# WHAT YOU ARE ASKED TO DO
Retype word for word the first line of the listing and each line after it up to the line with "0.26, 0.2, 0.1]", with the pictures taken out.

--- start of INFORMATION SHOWN ---

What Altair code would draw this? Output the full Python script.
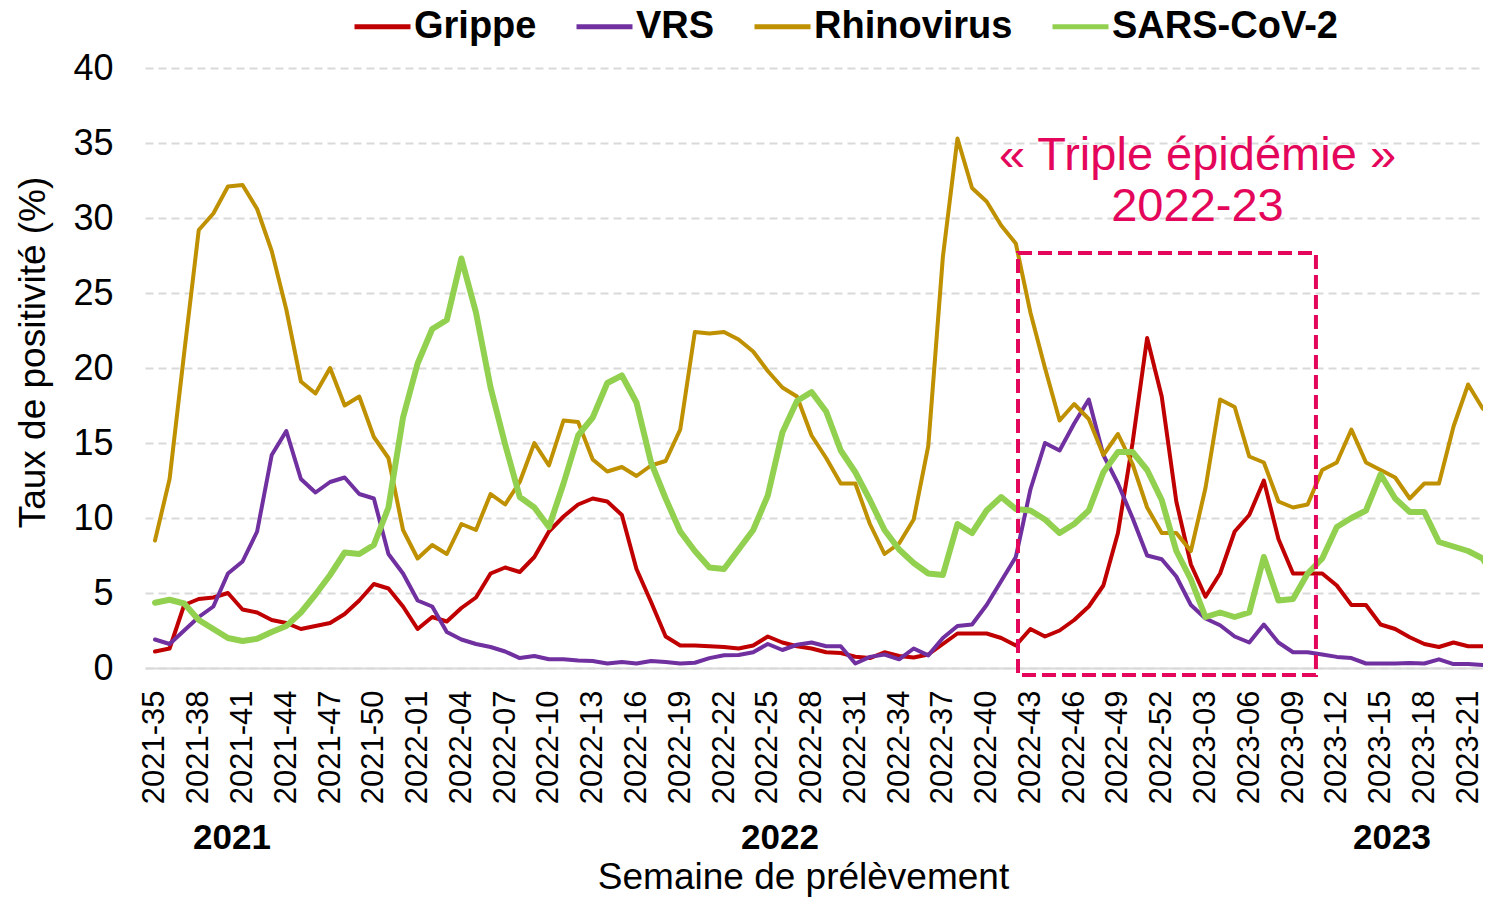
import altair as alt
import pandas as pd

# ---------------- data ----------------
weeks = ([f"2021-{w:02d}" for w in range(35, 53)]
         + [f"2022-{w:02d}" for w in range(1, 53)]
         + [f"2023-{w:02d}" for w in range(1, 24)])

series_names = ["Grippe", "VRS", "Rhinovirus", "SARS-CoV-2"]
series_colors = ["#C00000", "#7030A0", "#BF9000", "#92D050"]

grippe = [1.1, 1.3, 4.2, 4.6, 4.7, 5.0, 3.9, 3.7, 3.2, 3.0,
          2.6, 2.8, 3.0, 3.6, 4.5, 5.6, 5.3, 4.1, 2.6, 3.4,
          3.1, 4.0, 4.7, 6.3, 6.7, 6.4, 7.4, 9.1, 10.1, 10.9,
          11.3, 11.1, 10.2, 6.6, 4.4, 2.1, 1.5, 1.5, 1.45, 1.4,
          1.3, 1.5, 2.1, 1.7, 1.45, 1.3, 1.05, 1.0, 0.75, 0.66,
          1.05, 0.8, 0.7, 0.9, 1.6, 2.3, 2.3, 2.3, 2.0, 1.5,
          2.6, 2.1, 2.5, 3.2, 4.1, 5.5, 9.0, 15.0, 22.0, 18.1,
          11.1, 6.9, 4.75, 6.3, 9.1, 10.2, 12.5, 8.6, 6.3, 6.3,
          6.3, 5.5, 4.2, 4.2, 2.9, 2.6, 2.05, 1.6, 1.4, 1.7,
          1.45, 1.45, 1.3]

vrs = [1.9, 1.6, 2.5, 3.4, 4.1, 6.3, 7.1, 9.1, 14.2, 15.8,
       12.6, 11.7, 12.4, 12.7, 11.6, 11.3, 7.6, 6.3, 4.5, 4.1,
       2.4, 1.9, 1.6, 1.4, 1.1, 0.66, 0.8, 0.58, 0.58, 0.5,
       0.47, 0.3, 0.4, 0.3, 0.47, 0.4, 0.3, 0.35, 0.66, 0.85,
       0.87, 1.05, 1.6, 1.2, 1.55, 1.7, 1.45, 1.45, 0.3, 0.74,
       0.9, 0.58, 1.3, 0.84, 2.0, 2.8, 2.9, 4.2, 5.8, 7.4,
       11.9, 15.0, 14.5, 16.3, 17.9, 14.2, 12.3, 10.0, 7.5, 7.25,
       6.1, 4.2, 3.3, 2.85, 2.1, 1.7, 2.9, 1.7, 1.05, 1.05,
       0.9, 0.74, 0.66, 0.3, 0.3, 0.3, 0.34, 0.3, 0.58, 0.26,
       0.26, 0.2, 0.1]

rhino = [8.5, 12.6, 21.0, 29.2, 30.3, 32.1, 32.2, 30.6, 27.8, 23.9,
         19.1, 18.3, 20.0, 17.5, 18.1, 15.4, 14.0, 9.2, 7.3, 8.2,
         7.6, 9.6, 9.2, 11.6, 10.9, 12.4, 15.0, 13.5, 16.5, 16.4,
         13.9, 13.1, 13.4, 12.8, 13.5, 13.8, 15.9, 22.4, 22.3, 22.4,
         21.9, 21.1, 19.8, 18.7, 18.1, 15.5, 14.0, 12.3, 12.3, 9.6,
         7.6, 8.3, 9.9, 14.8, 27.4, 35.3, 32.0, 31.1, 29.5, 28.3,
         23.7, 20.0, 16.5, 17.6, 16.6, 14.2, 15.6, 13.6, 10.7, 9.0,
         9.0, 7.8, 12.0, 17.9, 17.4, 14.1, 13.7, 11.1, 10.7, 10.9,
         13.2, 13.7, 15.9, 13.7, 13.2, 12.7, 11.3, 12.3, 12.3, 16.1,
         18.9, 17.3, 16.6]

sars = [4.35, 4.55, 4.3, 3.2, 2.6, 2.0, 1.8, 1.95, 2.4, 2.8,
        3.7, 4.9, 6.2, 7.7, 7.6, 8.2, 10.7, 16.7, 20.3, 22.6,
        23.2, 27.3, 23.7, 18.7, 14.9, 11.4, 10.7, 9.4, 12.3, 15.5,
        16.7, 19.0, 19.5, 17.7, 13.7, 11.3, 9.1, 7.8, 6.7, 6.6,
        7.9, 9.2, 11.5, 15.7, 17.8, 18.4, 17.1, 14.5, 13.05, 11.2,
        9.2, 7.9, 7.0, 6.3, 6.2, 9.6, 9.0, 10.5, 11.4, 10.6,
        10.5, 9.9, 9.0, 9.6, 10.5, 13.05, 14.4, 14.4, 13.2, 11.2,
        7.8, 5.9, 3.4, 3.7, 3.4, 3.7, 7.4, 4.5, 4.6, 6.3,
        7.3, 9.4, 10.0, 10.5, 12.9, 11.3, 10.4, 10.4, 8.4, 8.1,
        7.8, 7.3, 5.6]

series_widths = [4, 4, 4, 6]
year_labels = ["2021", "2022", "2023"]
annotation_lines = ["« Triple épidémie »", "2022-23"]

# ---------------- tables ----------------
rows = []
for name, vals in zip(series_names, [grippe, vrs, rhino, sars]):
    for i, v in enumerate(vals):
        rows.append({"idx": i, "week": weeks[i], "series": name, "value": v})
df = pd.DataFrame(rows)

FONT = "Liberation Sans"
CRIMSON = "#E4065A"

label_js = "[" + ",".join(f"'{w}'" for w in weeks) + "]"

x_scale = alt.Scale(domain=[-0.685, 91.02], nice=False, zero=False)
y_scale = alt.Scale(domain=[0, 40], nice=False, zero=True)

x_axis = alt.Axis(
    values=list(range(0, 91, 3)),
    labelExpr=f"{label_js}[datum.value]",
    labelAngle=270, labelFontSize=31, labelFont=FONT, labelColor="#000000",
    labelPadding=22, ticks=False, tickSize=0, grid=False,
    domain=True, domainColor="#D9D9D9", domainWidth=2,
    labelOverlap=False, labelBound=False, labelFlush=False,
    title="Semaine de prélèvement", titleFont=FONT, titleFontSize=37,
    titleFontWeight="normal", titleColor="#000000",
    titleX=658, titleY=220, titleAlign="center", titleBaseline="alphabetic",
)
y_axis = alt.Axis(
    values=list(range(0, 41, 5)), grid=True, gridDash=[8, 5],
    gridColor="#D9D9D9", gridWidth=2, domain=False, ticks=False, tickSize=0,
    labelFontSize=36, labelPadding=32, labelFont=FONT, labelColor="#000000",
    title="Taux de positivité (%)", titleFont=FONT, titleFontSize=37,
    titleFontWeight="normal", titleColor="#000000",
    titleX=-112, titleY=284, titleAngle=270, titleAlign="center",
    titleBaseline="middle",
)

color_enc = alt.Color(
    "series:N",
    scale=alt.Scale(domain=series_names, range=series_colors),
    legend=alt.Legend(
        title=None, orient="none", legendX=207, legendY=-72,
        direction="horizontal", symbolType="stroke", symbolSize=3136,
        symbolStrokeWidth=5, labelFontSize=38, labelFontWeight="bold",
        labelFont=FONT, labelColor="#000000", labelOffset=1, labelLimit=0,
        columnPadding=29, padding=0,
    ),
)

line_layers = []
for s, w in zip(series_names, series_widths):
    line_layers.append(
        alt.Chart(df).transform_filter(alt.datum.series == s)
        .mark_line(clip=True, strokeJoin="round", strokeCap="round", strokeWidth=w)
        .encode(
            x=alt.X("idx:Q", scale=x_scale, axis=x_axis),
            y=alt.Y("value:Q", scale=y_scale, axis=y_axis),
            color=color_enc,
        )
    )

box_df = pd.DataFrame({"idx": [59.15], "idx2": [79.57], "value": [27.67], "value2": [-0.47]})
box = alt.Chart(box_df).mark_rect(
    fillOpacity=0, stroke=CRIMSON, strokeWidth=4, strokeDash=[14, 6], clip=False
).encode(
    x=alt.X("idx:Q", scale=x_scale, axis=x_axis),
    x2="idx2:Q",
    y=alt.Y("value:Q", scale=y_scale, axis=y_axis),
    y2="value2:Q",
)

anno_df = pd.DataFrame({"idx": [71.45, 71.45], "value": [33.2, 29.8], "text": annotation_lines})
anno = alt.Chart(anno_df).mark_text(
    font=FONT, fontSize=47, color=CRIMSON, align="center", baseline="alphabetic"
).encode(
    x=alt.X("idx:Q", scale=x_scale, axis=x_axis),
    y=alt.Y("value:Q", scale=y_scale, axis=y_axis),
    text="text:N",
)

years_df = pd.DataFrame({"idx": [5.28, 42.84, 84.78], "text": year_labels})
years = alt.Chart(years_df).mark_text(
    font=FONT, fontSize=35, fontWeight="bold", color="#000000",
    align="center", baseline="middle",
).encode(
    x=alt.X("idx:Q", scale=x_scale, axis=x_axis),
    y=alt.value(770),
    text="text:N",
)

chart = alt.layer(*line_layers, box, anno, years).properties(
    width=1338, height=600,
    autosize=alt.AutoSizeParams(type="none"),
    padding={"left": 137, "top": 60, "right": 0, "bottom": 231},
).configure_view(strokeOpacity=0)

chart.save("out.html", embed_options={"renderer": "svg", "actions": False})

--- end of INFORMATION SHOWN ---

# ANSWER IN FULL
What Altair code would draw this? Output the full Python script.
import altair as alt
import pandas as pd

# ---------------- data ----------------
weeks = ([f"2021-{w:02d}" for w in range(35, 53)]
         + [f"2022-{w:02d}" for w in range(1, 53)]
         + [f"2023-{w:02d}" for w in range(1, 24)])

series_names = ["Grippe", "VRS", "Rhinovirus", "SARS-CoV-2"]
series_colors = ["#C00000", "#7030A0", "#BF9000", "#92D050"]

grippe = [1.1, 1.3, 4.2, 4.6, 4.7, 5.0, 3.9, 3.7, 3.2, 3.0,
          2.6, 2.8, 3.0, 3.6, 4.5, 5.6, 5.3, 4.1, 2.6, 3.4,
          3.1, 4.0, 4.7, 6.3, 6.7, 6.4, 7.4, 9.1, 10.1, 10.9,
          11.3, 11.1, 10.2, 6.6, 4.4, 2.1, 1.5, 1.5, 1.45, 1.4,
          1.3, 1.5, 2.1, 1.7, 1.45, 1.3, 1.05, 1.0, 0.75, 0.66,
          1.05, 0.8, 0.7, 0.9, 1.6, 2.3, 2.3, 2.3, 2.0, 1.5,
          2.6, 2.1, 2.5, 3.2, 4.1, 5.5, 9.0, 15.0, 22.0, 18.1,
          11.1, 6.9, 4.75, 6.3, 9.1, 10.2, 12.5, 8.6, 6.3, 6.3,
          6.3, 5.5, 4.2, 4.2, 2.9, 2.6, 2.05, 1.6, 1.4, 1.7,
          1.45, 1.45, 1.3]

vrs = [1.9, 1.6, 2.5, 3.4, 4.1, 6.3, 7.1, 9.1, 14.2, 15.8,
       12.6, 11.7, 12.4, 12.7, 11.6, 11.3, 7.6, 6.3, 4.5, 4.1,
       2.4, 1.9, 1.6, 1.4, 1.1, 0.66, 0.8, 0.58, 0.58, 0.5,
       0.47, 0.3, 0.4, 0.3, 0.47, 0.4, 0.3, 0.35, 0.66, 0.85,
       0.87, 1.05, 1.6, 1.2, 1.55, 1.7, 1.45, 1.45, 0.3, 0.74,
       0.9, 0.58, 1.3, 0.84, 2.0, 2.8, 2.9, 4.2, 5.8, 7.4,
       11.9, 15.0, 14.5, 16.3, 17.9, 14.2, 12.3, 10.0, 7.5, 7.25,
       6.1, 4.2, 3.3, 2.85, 2.1, 1.7, 2.9, 1.7, 1.05, 1.05,
       0.9, 0.74, 0.66, 0.3, 0.3, 0.3, 0.34, 0.3, 0.58, 0.26,
       0.26, 0.2, 0.1]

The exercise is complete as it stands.